Blue Öyster Cult recorded “Don’t Fear the Reaper” in 1976. The song, written not by Pearlman, but by the band’s lead guitarist Donald Roeser a.k.a. Buck Dharma, was a track on the “Agents of Fortune” album recorded at New York City’s Record Plant. Pearlman co-produced the album. So … was he in fact the record producer parodied by Christopher Walken in the SNL skit?
Bassist Joe Bouchard said it’s possible.
“Sandy had that look, yeah,” he said, with a chuckle, of the leather jacket and dark glasses worn indoors.
“He was always very happy in the studio — excited to get the band to do their best.”
— Joe Bouchard
More important was Pearlman’s success at pushing artists to go just a bit further.
“He usually said he wanted more energy during recording,” Bouchard said. “He was always very happy in the studio — excited to get the band to do their best.”
Pearlman worked with other artists, producing the Clash’s breakthrough 1978 release “Give ‘Em Enough Rope.” He also produced the Dictators — a punk band many consider to be a sonic link between the Stooges and the MC5, and bands like the Ramones and the Sex Pistols — and he managed Black Sabbath.
Pearlman lived on and off in a house on Main Street in Setauket, a few doors down from the Emma S. Clark Memorial Library. Prusslin said he had been hired to teach philosophy at SBU, but plans were curtailed by the cerebral hemorrhage Pearlman suffered in December of last year.

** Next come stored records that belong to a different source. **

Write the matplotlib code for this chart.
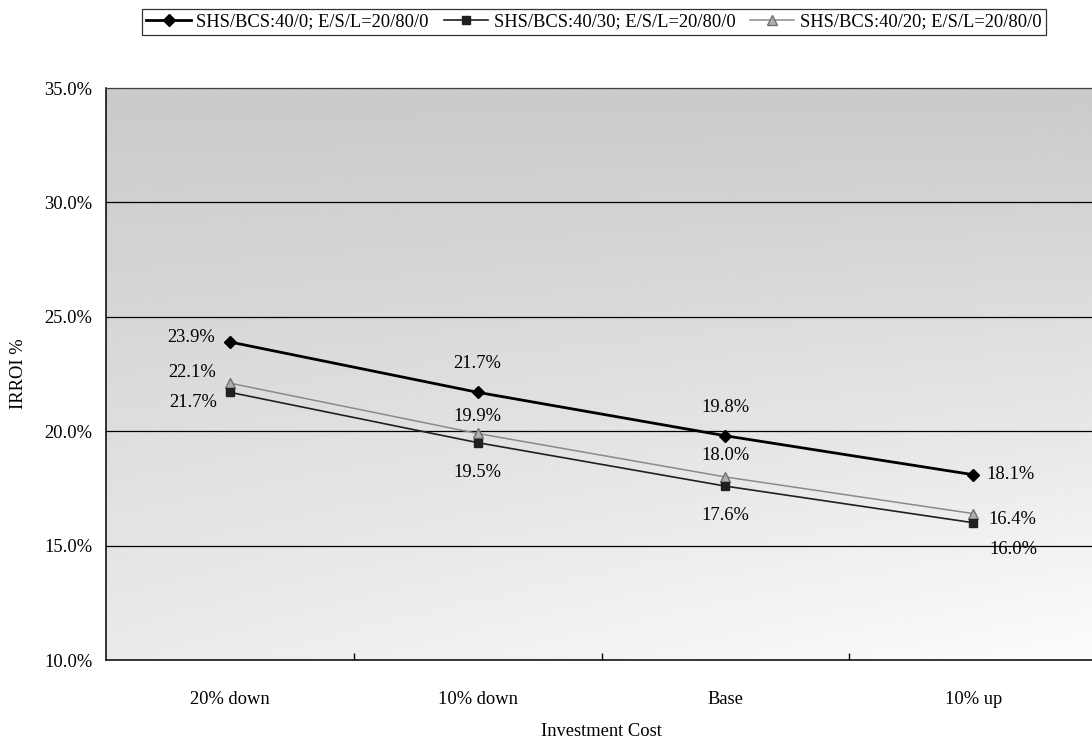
import numpy as np
import matplotlib.pyplot as plt

# investment cost scenarios and IRROI results (%)
cases = ['20% down', '10% down', 'Base', '10% up']
irroi_40_0 = [23.9, 21.7, 19.8, 18.1]
irroi_40_30 = [21.7, 19.5, 17.6, 16.0]
irroi_40_20 = [22.1, 19.9, 18.0, 16.4]

names = ['SHS/BCS:40/0; E/S/L=20/80/0',
         'SHS/BCS:40/30; E/S/L=20/80/0',
         'SHS/BCS:40/20; E/S/L=20/80/0']

plt.rcParams['font.family'] = ['Liberation Serif', 'DejaVu Serif']
plt.rcParams['font.size'] = 13.3

fig = plt.figure(figsize=(10.92, 7.42), dpi=100)
ax = fig.add_axes([0.0971, 0.1105, 0.9075, 0.7709])

x = np.arange(len(cases))
ax.set_xlim(-0.5, 3.5)
ax.set_ylim(10, 35)

# shaded plot background, darker at the top left
gy, gx = np.mgrid[0:1:200j, 0:1:200j]
shade = 0.79 + 0.13 * gy + 0.07 * gx * gy
ax.imshow(shade, extent=[-0.5, 3.5, 10, 35], aspect='auto', cmap='gray',
          vmin=0, vmax=1, origin='upper', zorder=0, interpolation='bilinear')

for yv in [15, 20, 25, 30]:
    ax.axhline(yv, color='black', lw=0.9, zorder=1)

l1, = ax.plot(x, irroi_40_0, color='black', lw=2, marker='D', ms=6.5, zorder=4)
l2, = ax.plot(x, irroi_40_30, color='#202020', lw=1.2, marker='s', ms=6, zorder=3)
l3, = ax.plot(x, irroi_40_20, color='#8a8a8a', lw=1.1, marker='^', ms=6.5,
              markerfacecolor='#b0b0b0', markeredgecolor='#707070', zorder=2)

# value labels: (dx, dy) in pixels plus alignment
pos1 = [(-15, 4, 'right'), (0, 29, 'center'), (0, 28, 'center'), (13, 0, 'left')]
pos3 = [(-14, 11, 'right'), (0, 17, 'center'), (0, 21, 'center'), (15, -6, 'left')]
pos2 = [(-13, -10, 'right'), (0, -30, 'center'), (0, -29, 'center'), (16, -27, 'left')]

for vals, pos in [(irroi_40_0, pos1), (irroi_40_20, pos3), (irroi_40_30, pos2)]:
    for xi, v, (dx, dy, ha) in zip(x, vals, pos):
        ax.annotate(f'{v:.1f}%', (xi, v), xytext=(dx, dy), textcoords='offset pixels',
                    ha=ha, va='center', fontsize=13.3, zorder=5)

ax.set_xticks(x)
ax.set_xticklabels(cases)
ax.set_xticks([0.5, 1.5, 2.5], minor=True)
ax.tick_params(axis='x', which='major', length=0, pad=22)
ax.tick_params(axis='x', which='minor', direction='in', length=5, width=1)
ax.set_yticks([10, 15, 20, 25, 30, 35])
ax.set_yticklabels([f'{t:.1f}%' for t in [10, 15, 20, 25, 30, 35]])
ax.tick_params(axis='y', length=0, pad=10)

ax.set_xlabel('Investment Cost', labelpad=11)
ax.set_ylabel('IRROI %', labelpad=12)

for side in ['left', 'bottom']:
    ax.spines[side].set_color('black')
    ax.spines[side].set_linewidth(1.1)
ax.spines['top'].set_color('#404040')
ax.spines['top'].set_linewidth(0.9)
ax.spines['right'].set_visible(False)

leg = fig.legend([l1, l2, l3], names, ncol=3, loc='center',
                 bbox_to_anchor=(594 / 1092, 1 - 22 / 742), frameon=True,
                 fancybox=False, edgecolor='black', fontsize=13.3,
                 handlelength=2.4, handletextpad=0.3, columnspacing=0.8,
                 borderpad=0.25, borderaxespad=0)
leg.get_frame().set_linewidth(0.9)

fig.savefig('out.png', dpi=100)
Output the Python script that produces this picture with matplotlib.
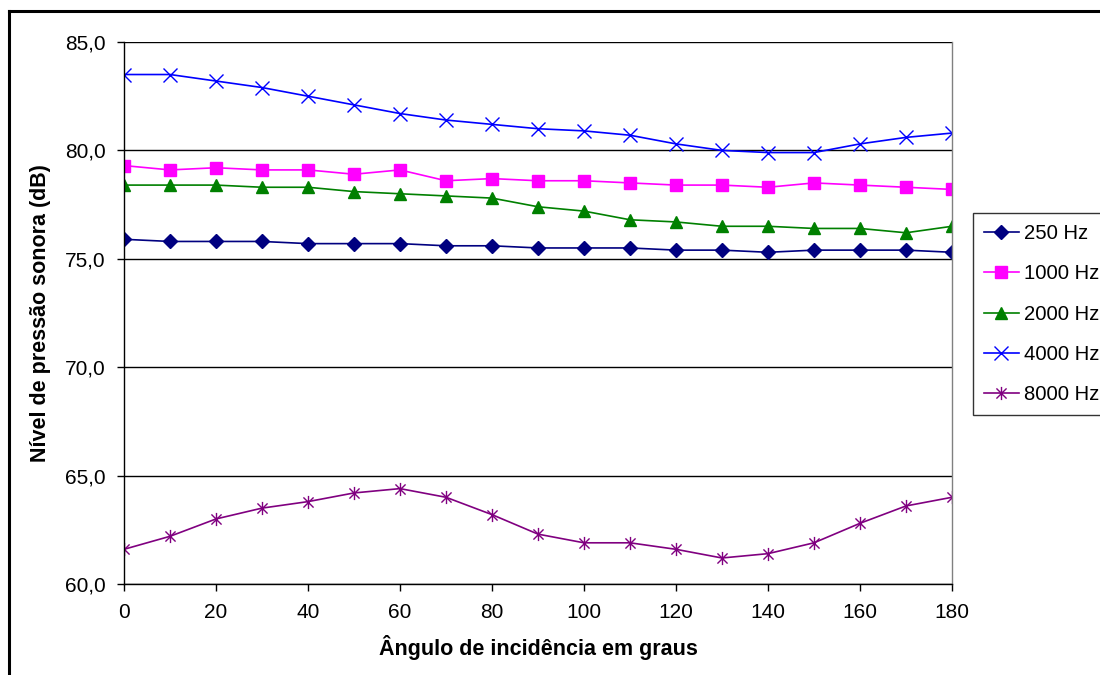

Longtime friends Robert Duncan, and his wife Roni Hoffman, saw Pearlman often. Duncan said Pearlman was especially proud of “Imaginos,” a project started as a poem and turned into a song circle album.
Although Blue Öyster Cult played on it, “Sandy always referred to it as his ‘solo record,’” Duncan said. “I think he would say that was his crowning achievement, when that record came out.”
Pearlman was always “the smartest guy in the room,” Bouchard said. “He knew that if you just do a pop song, it’ll be gone in a year. If you do a song with a little more depth to it, it’ll have some staying power.”